_Task:_ Write out the material exactly. Do not include the pictures.

_Information supplied:_

+--

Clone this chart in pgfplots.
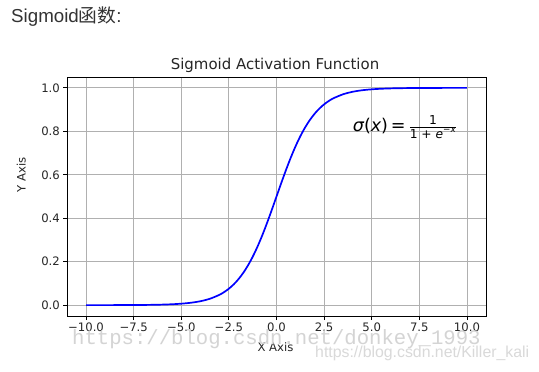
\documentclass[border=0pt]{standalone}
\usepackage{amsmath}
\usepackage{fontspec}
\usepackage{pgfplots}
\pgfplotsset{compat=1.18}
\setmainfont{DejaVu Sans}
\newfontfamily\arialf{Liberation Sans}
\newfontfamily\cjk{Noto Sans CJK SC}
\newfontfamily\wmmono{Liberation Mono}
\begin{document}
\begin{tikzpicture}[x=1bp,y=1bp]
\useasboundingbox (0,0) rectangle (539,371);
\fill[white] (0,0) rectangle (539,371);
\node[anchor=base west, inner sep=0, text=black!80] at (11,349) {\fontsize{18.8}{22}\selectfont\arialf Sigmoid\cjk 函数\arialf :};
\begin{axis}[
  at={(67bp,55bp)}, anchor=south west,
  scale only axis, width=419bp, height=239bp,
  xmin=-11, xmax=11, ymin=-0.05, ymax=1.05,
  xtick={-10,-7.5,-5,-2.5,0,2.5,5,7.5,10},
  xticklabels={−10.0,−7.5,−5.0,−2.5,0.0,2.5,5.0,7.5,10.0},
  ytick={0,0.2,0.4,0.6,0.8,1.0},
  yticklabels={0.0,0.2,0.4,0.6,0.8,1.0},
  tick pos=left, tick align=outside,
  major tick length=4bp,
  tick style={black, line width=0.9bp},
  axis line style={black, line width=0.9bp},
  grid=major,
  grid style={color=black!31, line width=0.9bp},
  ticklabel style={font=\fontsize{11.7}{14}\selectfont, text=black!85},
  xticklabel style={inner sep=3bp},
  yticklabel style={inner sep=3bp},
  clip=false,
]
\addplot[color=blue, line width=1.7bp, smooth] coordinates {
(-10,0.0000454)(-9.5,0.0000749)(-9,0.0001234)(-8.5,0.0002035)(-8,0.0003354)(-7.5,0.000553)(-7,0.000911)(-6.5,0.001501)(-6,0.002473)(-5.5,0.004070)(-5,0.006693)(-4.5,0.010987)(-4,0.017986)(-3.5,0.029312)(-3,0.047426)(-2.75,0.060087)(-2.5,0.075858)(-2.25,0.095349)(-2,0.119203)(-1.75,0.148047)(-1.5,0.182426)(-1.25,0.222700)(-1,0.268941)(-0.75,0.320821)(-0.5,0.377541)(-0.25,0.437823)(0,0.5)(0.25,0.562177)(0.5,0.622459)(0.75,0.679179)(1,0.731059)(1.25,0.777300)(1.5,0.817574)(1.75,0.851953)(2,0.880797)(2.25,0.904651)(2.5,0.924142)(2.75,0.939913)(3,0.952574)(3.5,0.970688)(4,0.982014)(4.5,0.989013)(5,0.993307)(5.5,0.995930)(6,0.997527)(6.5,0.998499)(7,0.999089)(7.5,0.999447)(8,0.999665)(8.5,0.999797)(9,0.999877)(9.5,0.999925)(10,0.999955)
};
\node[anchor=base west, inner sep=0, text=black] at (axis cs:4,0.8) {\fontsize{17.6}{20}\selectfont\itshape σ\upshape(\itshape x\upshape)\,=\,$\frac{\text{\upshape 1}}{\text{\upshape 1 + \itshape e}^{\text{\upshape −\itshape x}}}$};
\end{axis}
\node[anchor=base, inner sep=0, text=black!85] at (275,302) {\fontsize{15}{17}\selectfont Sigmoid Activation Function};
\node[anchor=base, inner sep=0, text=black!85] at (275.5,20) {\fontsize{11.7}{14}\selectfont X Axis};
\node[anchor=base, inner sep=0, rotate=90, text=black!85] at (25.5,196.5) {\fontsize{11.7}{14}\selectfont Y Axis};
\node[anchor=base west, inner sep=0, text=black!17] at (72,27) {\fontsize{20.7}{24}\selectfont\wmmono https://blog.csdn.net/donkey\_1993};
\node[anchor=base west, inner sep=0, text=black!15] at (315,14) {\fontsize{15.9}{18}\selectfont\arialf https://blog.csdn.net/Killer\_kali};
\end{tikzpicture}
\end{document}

+--

_Complete output:_
Clone this chart in pgfplots.
\documentclass[border=0pt]{standalone}
\usepackage{amsmath}
\usepackage{fontspec}
\usepackage{pgfplots}
\pgfplotsset{compat=1.18}
\setmainfont{DejaVu Sans}
\newfontfamily\arialf{Liberation Sans}
\newfontfamily\cjk{Noto Sans CJK SC}
\newfontfamily\wmmono{Liberation Mono}
\begin{document}
\begin{tikzpicture}[x=1bp,y=1bp]
\useasboundingbox (0,0) rectangle (539,371);
\fill[white] (0,0) rectangle (539,371);
\node[anchor=base west, inner sep=0, text=black!80] at (11,349) {\fontsize{18.8}{22}\selectfont\arialf Sigmoid\cjk 函数\arialf :};
\begin{axis}[
  at={(67bp,55bp)}, anchor=south west,
  scale only axis, width=419bp, height=239bp,
  xmin=-11, xmax=11, ymin=-0.05, ymax=1.05,
  xtick={-10,-7.5,-5,-2.5,0,2.5,5,7.5,10},
  xticklabels={−10.0,−7.5,−5.0,−2.5,0.0,2.5,5.0,7.5,10.0},
  ytick={0,0.2,0.4,0.6,0.8,1.0},
  yticklabels={0.0,0.2,0.4,0.6,0.8,1.0},
  tick pos=left, tick align=outside,
  major tick length=4bp,
  tick style={black, line width=0.9bp},
  axis line style={black, line width=0.9bp},
  grid=major,
  grid style={color=black!31, line width=0.9bp},
  ticklabel style={font=\fontsize{11.7}{14}\selectfont, text=black!85},
  xticklabel style={inner sep=3bp},
  yticklabel style={inner sep=3bp},
  clip=false,
]
\addplot[color=blue, line width=1.7bp, smooth] coordinates {
(-10,0.0000454)(-9.5,0.0000749)(-9,0.0001234)(-8.5,0.0002035)(-8,0.0003354)(-7.5,0.000553)(-7,0.000911)(-6.5,0.001501)(-6,0.002473)(-5.5,0.004070)(-5,0.006693)(-4.5,0.010987)(-4,0.017986)(-3.5,0.029312)(-3,0.047426)(-2.75,0.060087)(-2.5,0.075858)(-2.25,0.095349)(-2,0.119203)(-1.75,0.148047)(-1.5,0.182426)(-1.25,0.222700)(-1,0.268941)(-0.75,0.320821)(-0.5,0.377541)(-0.25,0.437823)(0,0.5)(0.25,0.562177)(0.5,0.622459)(0.75,0.679179)(1,0.731059)(1.25,0.777300)(1.5,0.817574)(1.75,0.851953)(2,0.880797)(2.25,0.904651)(2.5,0.924142)(2.75,0.939913)(3,0.952574)(3.5,0.970688)(4,0.982014)(4.5,0.989013)(5,0.993307)(5.5,0.995930)(6,0.997527)(6.5,0.998499)(7,0.999089)(7.5,0.999447)(8,0.999665)(8.5,0.999797)(9,0.999877)(9.5,0.999925)(10,0.999955)
};
\node[anchor=base west, inner sep=0, text=black] at (axis cs:4,0.8) {\fontsize{17.6}{20}\selectfont\itshape σ\upshape(\itshape x\upshape)\,=\,$\frac{\text{\upshape 1}}{\text{\upshape 1 + \itshape e}^{\text{\upshape −\itshape x}}}$};
\end{axis}
\node[anchor=base, inner sep=0, text=black!85] at (275,302) {\fontsize{15}{17}\selectfont Sigmoid Activation Function};
\node[anchor=base, inner sep=0, text=black!85] at (275.5,20) {\fontsize{11.7}{14}\selectfont X Axis};
\node[anchor=base, inner sep=0, rotate=90, text=black!85] at (25.5,196.5) {\fontsize{11.7}{14}\selectfont Y Axis};
\node[anchor=base west, inner sep=0, text=black!17] at (72,27) {\fontsize{20.7}{24}\selectfont\wmmono https://blog.csdn.net/donkey\_1993};
\node[anchor=base west, inner sep=0, text=black!15] at (315,14) {\fontsize{15.9}{18}\selectfont\arialf https://blog.csdn.net/Killer\_kali};
\end{tikzpicture}
\end{document}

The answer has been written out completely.